[Source data]:

· · · · · · ·

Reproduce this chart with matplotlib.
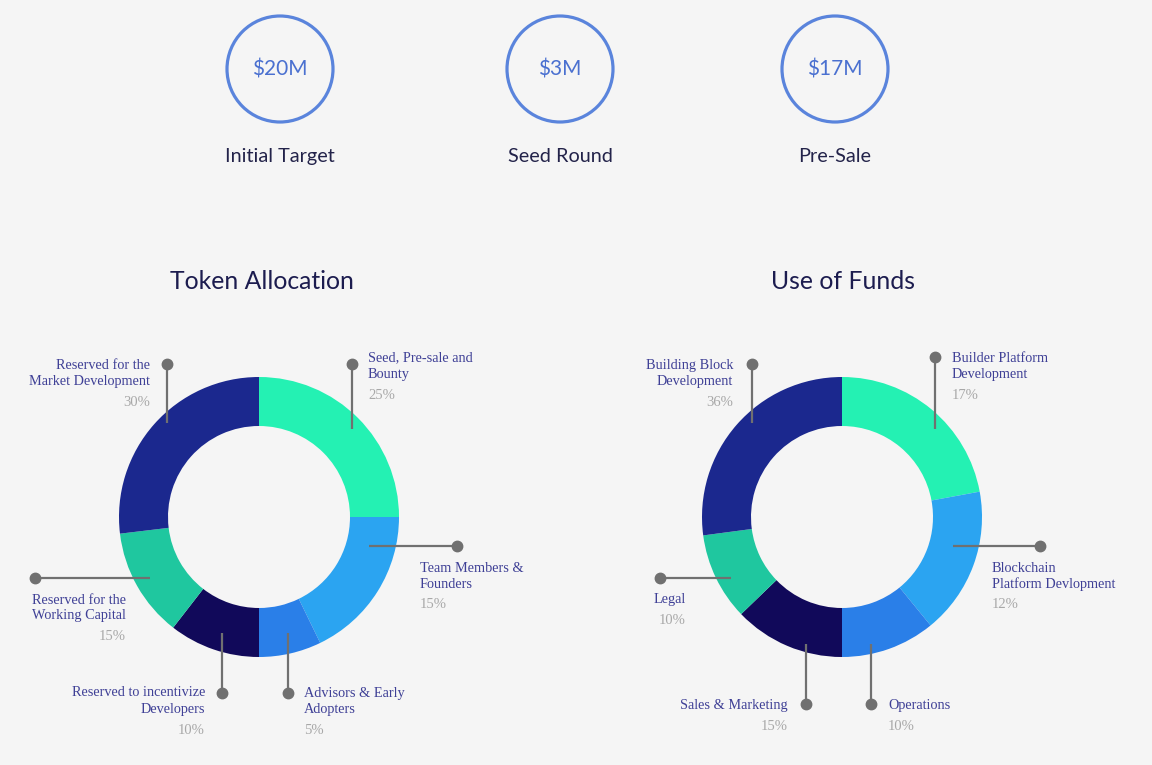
import matplotlib
matplotlib.use("Agg")
import matplotlib.pyplot as plt
from matplotlib.patches import Circle

# top figures
round_values = ["$20M", "$3M", "$17M"]
round_names = ["Initial Target", "Seed Round", "Pre-Sale"]

# token allocation
token_labels = ["Seed, Pre-sale and\nBounty", "Team Members &\nFounders", "Advisors & Early\nAdopters",
                "Reserved to incentivize\nDevelopers", "Reserved for the\nWorking Capital",
                "Reserved for the\nMarket Development"]
token_pct = [25, 15, 5, 10, 15, 30]
# wedge sizes as drawn in the picture (the drawing does not follow the printed %)
token_share = [25.0, 17.8, 7.2, 10.5, 12.6, 26.9]

# use of funds
funds_labels = ["Builder Platform\nDevelopment", "Blockchain\nPlatform Devlopment", "Operations",
                "Sales & Marketing", "Legal", "Building Block\nDevelopment"]
funds_pct = [17, 12, 10, 15, 10, 36]
funds_share = [22.1, 17.0, 10.9, 12.8, 10.1, 27.1]

colors = ["#24f1b3", "#2ba4f1", "#2a7fe8", "#11095a", "#1fc79f", "#1b288e"]

BG = "#f5f5f5"
LABEL = "#3f4096"
PCT = "#a8a8a8"
LINE = "#707070"

fig = plt.figure(figsize=(11.52, 7.65), dpi=100, facecolor=BG)
ax = fig.add_axes([0, 0, 1, 1])
ax.set_facecolor(BG)

# round circles
for x, val, name in zip([280, 560, 835], round_values, round_names):
    ax.add_patch(Circle((x, 69), 53, fill=False, ec="#5a84dc", lw=2.3))
    ax.text(x, 69, val, ha="center", va="center", fontsize=15, color="#4a70d0", family="Lato")
    ax.text(x, 156, name, ha="center", va="center", fontsize=14.3, color="#23234a", family="Lato")

ax.text(262, 281, "Token Allocation", ha="center", va="center", fontsize=17.8, color="#1c1c4f", family="Lato")
ax.text(843, 281, "Use of Funds", ha="center", va="center", fontsize=17.8, color="#1c1c4f", family="Lato")


def donut(cx, cy, shares):
    ax.pie(shares, colors=colors, center=(cx, cy), radius=140, startangle=-90, counterclock=True,
           wedgeprops=dict(width=49, linewidth=0))


donut(259, 517, token_share)
donut(842, 517, funds_share)

# callouts: (line start, dot, text x, text y, ha)
token_callouts = [
    ((352, 429), (352, 364), 368, 358, "left"),
    ((369, 546), (457, 546), 420, 568, "left"),
    ((288, 633), (288, 693), 304, 693, "left"),
    ((222, 633), (222, 693), 205, 693, "right"),
    ((150, 578), (35, 578), 126, 600, "right"),
    ((167, 423), (167, 364), 150, 365, "right"),
]
funds_callouts = [
    ((935, 429), (935, 357), 952, 358, "left"),
    ((953, 546), (1040, 546), 992, 568, "left"),
    ((871, 644), (871, 704), 888, 705, "left"),
    ((806, 644), (806, 704), 788, 705, "right"),
    ((731, 578), (660, 578), 686, 600, "right"),
    ((752, 423), (752, 364), 733, 365, "right"),
]


def callouts(specs, labels, pcts):
    for (p0, p1, tx, ty, ha), lab, pct in zip(specs, labels, pcts):
        ax.plot([p0[0], p1[0]], [p0[1], p1[1]], color=LINE, lw=1.6, zorder=5, solid_capstyle="butt")
        ax.plot(p1[0], p1[1], "o", ms=7.5, color=LINE, zorder=6)
        lines = lab.split("\n")
        for i, ln in enumerate(lines):
            ax.text(tx, ty + i * 16, ln, ha=ha, va="center", fontsize=10.3, color=LABEL,
                    family="Liberation Serif")
        ax.text(tx, ty + (len(lines) - 1) * 16 + 21, f"{pct}%", ha=ha, va="center", fontsize=10.5,
                color=PCT, family="Liberation Serif")


callouts(token_callouts, token_labels, token_pct)
callouts(funds_callouts, funds_labels, funds_pct)

ax.set_xlim(0, 1152)
ax.set_ylim(765, 0)
ax.set_aspect("equal")
ax.axis("off")

fig.savefig("out.png", dpi=100, facecolor=BG)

· · · · · · ·

[Directions for this task]: Write out exactly the opening lines of the data, stopping after the line that holds "funds_share = [22.1, 17.0, 10.9, 12.8, 10.1, 27.1]". Exclude pictures.

[The solution]:
Reproduce this chart with matplotlib.
import matplotlib
matplotlib.use("Agg")
import matplotlib.pyplot as plt
from matplotlib.patches import Circle

# top figures
round_values = ["$20M", "$3M", "$17M"]
round_names = ["Initial Target", "Seed Round", "Pre-Sale"]

# token allocation
token_labels = ["Seed, Pre-sale and\nBounty", "Team Members &\nFounders", "Advisors & Early\nAdopters",
                "Reserved to incentivize\nDevelopers", "Reserved for the\nWorking Capital",
                "Reserved for the\nMarket Development"]
token_pct = [25, 15, 5, 10, 15, 30]
# wedge sizes as drawn in the picture (the drawing does not follow the printed %)
token_share = [25.0, 17.8, 7.2, 10.5, 12.6, 26.9]

# use of funds
funds_labels = ["Builder Platform\nDevelopment", "Blockchain\nPlatform Devlopment", "Operations",
                "Sales & Marketing", "Legal", "Building Block\nDevelopment"]
funds_pct = [17, 12, 10, 15, 10, 36]
funds_share = [22.1, 17.0, 10.9, 12.8, 10.1, 27.1]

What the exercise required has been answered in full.